Director-General of the General Directorate of the Security Services of State Institutions
- In office October 31, 2005 – October 28, 2012
- Preceded by: Position established
- Succeeded by: Saleh Touma

Personal details
- Children: Djamal Dirmi Haroun

Military service
- Rank: Lieutenant general
- Battles/wars: Chadian Civil War (2005–2010) Battle of N'Djamena (2006); Battle of Abou Goulem;

= Dirmi Haroun =

Dirmi Haroun is a Chadian soldier and intelligence officer who served as the commander of the General Directorate of the Security Services of State Institutions (DGSSIE) from 2005 to 2012.

== Biography ==
Haroun is of Sudanese origin. In 2008, FIDH reported that Haroun, a divisional general at the time, commanded the DGSSIE, with General Toufa Abdoulaye as his second-in-command. He was the first commander of the DGSSIE since it's creation in 2005. Haroun fought in the Chadian civil war between 2005 and 2010, and told FIDH that his unit held several opposing leaders, including former president Lol Mahamat Choua, Ibni Oumar Mahamat Saleh, and Ngarlejy Yorongar. Despite all three being prominent opposition politicians, Haroun lied and told FIDH that "no politician is being held at DGSSIE facilities."

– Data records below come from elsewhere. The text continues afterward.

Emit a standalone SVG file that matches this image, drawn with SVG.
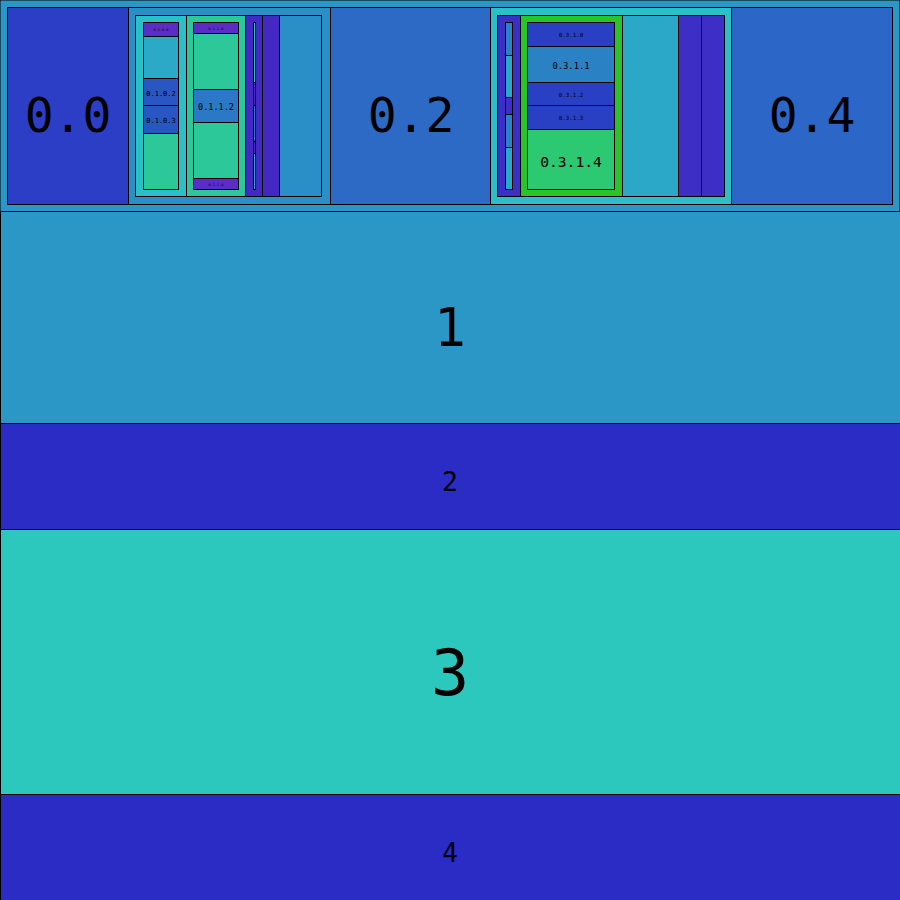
<svg xmlns="http://www.w3.org/2000/svg" width="900" height="900" viewBox="0 0 900 900">
<style>
rect{stroke:#000;stroke-width:1}
text{font-family:"DejaVu Sans Mono","Liberation Mono",monospace;fill:#000;text-anchor:middle}
.lb{fill:#2b97c6}.in{fill:#2b2bc6}.cy{fill:#2cc8bd}
.b00{fill:#2c3ec5}.b01{fill:#2a8fc6}.b02{fill:#2c6ac6}.b03{fill:#2cbfc8}.b04{fill:#2c66c6}
.cyan{fill:#2cbfc8}.grn{fill:#2cc89a}.pur{fill:#4428c4}.vio{fill:#5a2ec6}.sky{fill:#2da9c8}.mid{fill:#2a56c4}.blu{fill:#2b79c6}
.p3{fill:#3d2ec6}.g3{fill:#29c42a}.s3{fill:#2ba8c8}.d3{fill:#2a40c4}.m3{fill:#2a82c4}.e3{fill:#2cc872}
</style>
<g id="n0"><rect class="lb" x="0" y="0" width="900" height="211.5"/></g>
<g id="n0.0"><rect class="b00" x="7.5" y="7.5" width="121" height="197"/><text x="68" y="132" font-size="48">0.0</text></g>
<g id="n0.1"><rect class="b01" x="128.5" y="7.5" width="202" height="197"/>
<g id="n0.1.0"><rect class="cyan" x="135.5" y="15.5" width="51" height="181"/>
<g id="n0.1.0.0"><rect class="vio" x="143.5" y="22.5" width="35" height="14"/><text x="161" y="30.5" font-size="3.5">0.1.0.0</text></g>
<g id="n0.1.0.1"><rect class="sky" x="143.5" y="36.5" width="35" height="42"/></g>
<g id="n0.1.0.2"><rect class="mid" x="143.5" y="78.5" width="35" height="27"/><text x="161" y="96" font-size="7">0.1.0.2</text></g>
<g id="n0.1.0.3"><rect class="mid" x="143.5" y="105.5" width="35" height="28"/><text x="161" y="123" font-size="7">0.1.0.3</text></g>
<g id="n0.1.0.4"><rect class="grn" x="143.5" y="133.5" width="35" height="56"/></g>
</g>
<g id="n0.1.1"><rect class="grn" x="186.5" y="15.5" width="59" height="181"/>
<g id="n0.1.1.0"><rect class="vio" x="193.5" y="22.5" width="45" height="11"/><text x="216" y="29.5" font-size="3.5">0.1.1.0</text></g>
<g id="n0.1.1.1"><rect class="grn" x="193.5" y="33.5" width="45" height="56"/></g>
<g id="n0.1.1.2"><rect class="blu" x="193.5" y="89.5" width="45" height="33"/><text x="216" y="110" font-size="8.5">0.1.1.2</text></g>
<g id="n0.1.1.3"><rect class="grn" x="193.5" y="122.5" width="45" height="56"/></g>
<g id="n0.1.1.4"><rect class="vio" x="193.5" y="178.5" width="45" height="11"/><text x="216" y="185.5" font-size="3.5">0.1.1.4</text></g>
</g>
<g id="n0.1.2"><rect class="pur" x="245.5" y="15.5" width="17" height="181"/>
<rect class="grn" x="253.5" y="22.5" width="2" height="60"/>
<rect class="pur" x="253.5" y="82.5" width="2" height="23"/>
<rect class="blu" x="253.5" y="105.5" width="2" height="36"/>
<rect class="pur" x="253.5" y="141.5" width="2" height="12"/>
<rect class="sky" x="253.5" y="153.5" width="2" height="36"/>
</g>
<g id="n0.1.3"><rect class="pur" x="262.5" y="15.5" width="17" height="181"/></g>
<g id="n0.1.4"><rect class="b01" x="279.5" y="15.5" width="42" height="181"/></g>
</g>
<g id="n0.2"><rect class="b02" x="330.5" y="7.5" width="160" height="197"/><text x="411" y="132" font-size="48">0.2</text></g>
<g id="n0.3"><rect class="b03" x="490.5" y="7.5" width="241" height="197"/>
<g id="n0.3.0"><rect class="p3" x="497.5" y="15.5" width="23" height="181"/>
<rect class="m3" x="505.5" y="22.5" width="7" height="33"/>
<rect class="s3" x="505.5" y="55.5" width="7" height="42"/>
<rect class="p3" x="505.5" y="97.5" width="7" height="17"/>
<rect class="m3" x="505.5" y="114.5" width="7" height="33"/>
<rect class="s3" x="505.5" y="147.5" width="7" height="42"/>
</g>
<g id="n0.3.1"><rect class="g3" x="520.5" y="15.5" width="102" height="181"/>
<g id="n0.3.1.0"><rect class="d3" x="527.5" y="22.5" width="87" height="24"/><text x="571" y="37" font-size="5.8">0.3.1.0</text></g>
<g id="n0.3.1.1"><rect class="m3" x="527.5" y="46.5" width="87" height="36"/><text x="571" y="69" font-size="8.8">0.3.1.1</text></g>
<g id="n0.3.1.2"><rect class="d3" x="527.5" y="82.5" width="87" height="23"/><text x="571" y="96.7" font-size="5.8">0.3.1.2</text></g>
<g id="n0.3.1.3"><rect class="d3" x="527.5" y="105.5" width="87" height="24"/><text x="571" y="120" font-size="5.8">0.3.1.3</text></g>
<g id="n0.3.1.4"><rect class="e3" x="527.5" y="129.5" width="87" height="60"/><text x="571" y="167" font-size="14.6">0.3.1.4</text></g>
</g>
<g id="n0.3.2"><rect class="s3" x="622.5" y="15.5" width="56" height="181"/></g>
<g id="n0.3.3"><rect class="p3" x="678.5" y="15.5" width="23" height="181"/></g>
<g id="n0.3.4"><rect class="p3" x="701.5" y="15.5" width="23" height="181"/></g>
</g>
<g id="n0.4"><rect class="b04" x="731.5" y="7.5" width="161" height="197"/><text x="812" y="132" font-size="48">0.4</text></g>
<g id="n1"><rect class="lb" x="0.5" y="211.5" width="900" height="212"/><text x="450" y="346" font-size="53">1</text></g>
<g id="n2"><rect class="in" x="0.5" y="423.5" width="900" height="106"/><text x="450" y="491" font-size="26.5">2</text></g>
<g id="n3"><rect class="cy" x="0.5" y="529.5" width="900" height="265"/><text x="450" y="695" font-size="63.5">3</text></g>
<g id="n4"><rect class="in" x="0.5" y="794.5" width="900" height="106"/><text x="450" y="862" font-size="26">4</text></g>
<g id="connectors"/>
</svg>
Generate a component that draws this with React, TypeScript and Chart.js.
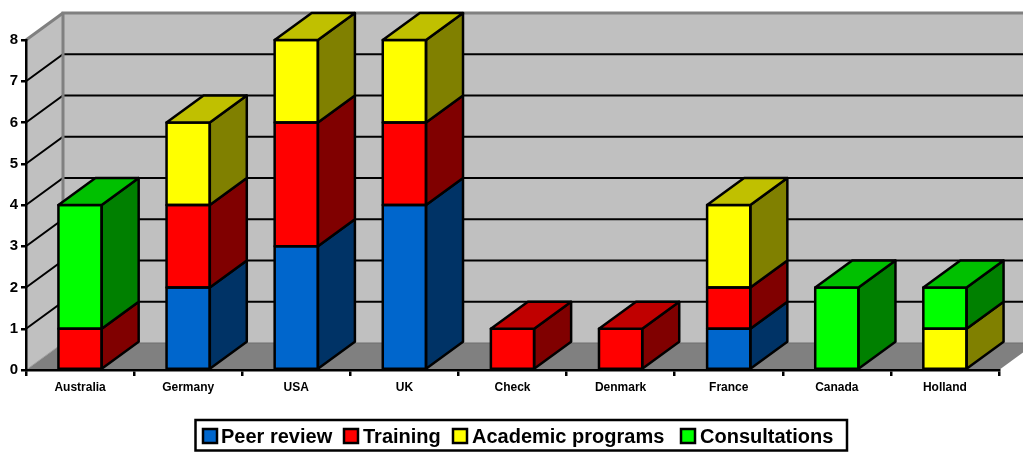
import React, { useEffect, useRef } from "react";
import { Chart, registerables } from "chart.js";

Chart.register(...registerables);

const categories = ["Australia", "Germany", "USA", "UK", "Check", "Denmark", "France", "Canada", "Holland"];
const peerReview = [0, 2, 3, 4, 0, 0, 1, 0, 0];
const training = [1, 2, 3, 2, 1, 1, 1, 0, 0];
const academicPrograms = [0, 2, 2, 2, 0, 0, 2, 0, 1];
const consultations = [3, 0, 0, 0, 0, 0, 0, 2, 1];
const seriesNames = ["Peer review", "Training", "Academic programs", "Consultations"];
const frontColors = ["#0066CC", "#FF0000", "#FFFF00", "#00FF00"];
const sideColors = ["#003366", "#800000", "#808000", "#008000"];
const topColors = ["#004C99", "#C00000", "#C0C000", "#00C000"];

const DEPTH_X = 37;
const DEPTH_Y = -27;
const EDGE = 2.5;
const FONT = '"Liberation Sans", Arial, sans-serif';
const LEGEND_SWATCH_LEFT = [203, 344, 453, 681];
const LEGEND_TEXT_LEFT = [221, 363, 472, 700];

function poly(ctx: CanvasRenderingContext2D, pts: number[][], fill?: string, stroke?: string, width = 2) {
  ctx.beginPath();
  pts.forEach((p, i) => (i ? ctx.lineTo(p[0], p[1]) : ctx.moveTo(p[0], p[1])));
  ctx.closePath();
  if (fill) {
    ctx.fillStyle = fill;
    ctx.fill();
  }
  if (stroke) {
    ctx.strokeStyle = stroke;
    ctx.lineWidth = width;
    ctx.lineJoin = "round";
    ctx.stroke();
  }
}

function line(ctx: CanvasRenderingContext2D, pts: number[][], color: string, width: number) {
  ctx.beginPath();
  pts.forEach((p, i) => (i ? ctx.lineTo(p[0], p[1]) : ctx.moveTo(p[0], p[1])));
  ctx.strokeStyle = color;
  ctx.lineWidth = width;
  ctx.stroke();
}

const wallPlugin = {
  id: "wall3d",
  beforeDraw(chart: any) {
    const { ctx, chartArea: a, scales } = chart;
    const dx = DEPTH_X;
    const dy = DEPTH_Y;
    ctx.save();
    poly(ctx, [[a.left + dx, a.top + dy], [a.right + dx, a.top + dy], [a.right + dx, a.bottom + dy], [a.left + dx, a.bottom + dy]], "#C0C0C0");
    poly(ctx, [[a.left, a.top], [a.left + dx, a.top + dy], [a.left + dx, a.bottom + dy], [a.left, a.bottom]], "#C0C0C0");
    poly(ctx, [[a.left, a.bottom], [a.right, a.bottom], [a.right + dx, a.bottom + dy], [a.left + dx, a.bottom + dy]], "#808080");
    for (const t of scales.y.ticks) {
      if (t.value === 0 || t.value === scales.y.max) continue;
      const y = scales.y.getPixelForValue(t.value);
      line(ctx, [[a.left, y], [a.left + dx, y + dy], [a.right + dx, y + dy]], "#000000", 2);
    }
    line(ctx, [[a.left + dx, a.bottom + dy], [a.right + dx, a.bottom + dy]], "#6E6E6E", 1);
    line(ctx, [[a.left, a.bottom], [a.left + dx, a.bottom + dy]], "#A0A0A0", 1);
    line(ctx, [[a.left + dx, a.bottom + dy], [a.left + dx, a.top + dy], [a.right + dx, a.top + dy]], "#808080", 3);
    line(ctx, [[a.left, a.top], [a.left + dx, a.top + dy]], "#808080", 3);
    ctx.restore();
  },
  afterDatasetsDraw(chart: any) {
    const { ctx } = chart;
    const dx = DEPTH_X;
    const dy = DEPTH_Y;
    ctx.save();
    categories.forEach((_, i) => {
      let topSeg: any = null;
      let topIdx = -1;
      chart.data.datasets.forEach((ds: any, d: number) => {
        if (!ds.data[i]) return;
        const el = chart.getDatasetMeta(d).data[i];
        const l = el.x - el.width / 2;
        const r = el.x + el.width / 2;
        poly(ctx, [[r, el.y], [r + dx, el.y + dy], [r + dx, el.base + dy], [r, el.base]], sideColors[d], "#000000", EDGE);
        poly(ctx, [[l, el.y], [r, el.y], [r, el.base], [l, el.base]], undefined, "#000000", EDGE);
        topSeg = el;
        topIdx = d;
      });
      if (topSeg) {
        const l = topSeg.x - topSeg.width / 2;
        const r = topSeg.x + topSeg.width / 2;
        const y = topSeg.y;
        poly(ctx, [[l, y], [r, y], [r + dx, y + dy], [l + dx, y + dy]], topColors[topIdx], "#000000", EDGE);
      }
    });
    ctx.restore();
  },
  afterDraw(chart: any) {
    const { ctx } = chart;
    ctx.save();
    ctx.strokeStyle = "#000000";
    ctx.lineWidth = 2.5;
    ctx.strokeRect(195.5, 420, 651.5, 30.5);
    ctx.font = `bold 20px ${FONT}`;
    ctx.textBaseline = "alphabetic";
    ctx.textAlign = "left";
    chart.data.datasets.forEach((ds: any, d: number) => {
      const x = LEGEND_SWATCH_LEFT[d];
      ctx.fillStyle = frontColors[d];
      ctx.fillRect(x, 429, 14, 14);
      ctx.strokeStyle = "#000000";
      ctx.lineWidth = 2.5;
      ctx.strokeRect(x, 429, 14, 14);
      ctx.fillStyle = "#000000";
      ctx.fillText(ds.label, LEGEND_TEXT_LEFT[d], 443);
    });
    ctx.restore();
  },
};

export default function App() {
  const ref = useRef<HTMLCanvasElement>(null);
  useEffect(() => {
    const values = [peerReview, training, academicPrograms, consultations];
    const chart = new Chart(ref.current!, {
      type: "bar",
      data: {
        labels: categories,
        datasets: seriesNames.map((label, i) => ({
          label,
          data: values[i],
          backgroundColor: frontColors[i],
          borderWidth: 0,
          barPercentage: 0.4,
          categoryPercentage: 1,
          clip: false as any,
        })),
      },
      options: {
        responsive: false,
        animation: false,
        devicePixelRatio: 1,
        layout: { autoPadding: false, padding: { top: 40, left: 0, right: 24, bottom: 32 } },
        plugins: { legend: { display: false }, tooltip: { enabled: false }, title: { display: false } },
        scales: {
          x: {
            stacked: true,
            afterFit: (s: any) => { s.height = 50; },
            grid: { display: true, drawOnChartArea: false, drawTicks: true, tickLength: 6, color: "#000000", lineWidth: 2.5 },
            border: { display: true, color: "#000000", width: 2.5 },
            ticks: { color: "#000000", font: { family: FONT, size: 12, weight: "bold" }, padding: 4, maxRotation: 0, autoSkip: false },
          },
          y: {
            stacked: true,
            min: 0,
            max: 8,
            afterFit: (s: any) => { s.width = 26; },
            grid: { display: true, drawOnChartArea: false, drawTicks: true, tickLength: 5, color: "#000000", lineWidth: 2.5 },
            border: { display: true, color: "#000000", width: 2.5 },
            ticks: { stepSize: 1, color: "#000000", font: { family: FONT, size: 15, weight: "bold" }, padding: 3 },
          },
        },
      },
      plugins: [wallPlugin],
    } as any);
    return () => chart.destroy();
  }, []);
  return (
    <canvas
      ref={ref}
      width={1023}
      height={452}
      style={{ position: "absolute", left: 0, top: 0, display: "block" }}
    />
  );
}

Haroun was reported by rebels to be killed in action at the battle of Abou Goulem in 2007, alongside Col. Guende Abdramane. The Chadian government did not publicly announce his death, and he was still named to the position in 2008. In 2010, Haroun was on a list of Chadian officials possibly sanctionable by the International Criminal Court. In 2012, Haroun was no longer named head of the DGSSIE and replaced by Saleh Touma.

In 2023, Haroun was appointed to lieutenant general from major general alongside seven other commanders.

Haroun's son, Djamal Dirmi Haroun, was appointed director-general of customs in 2016. He was called "Mr. Toilette."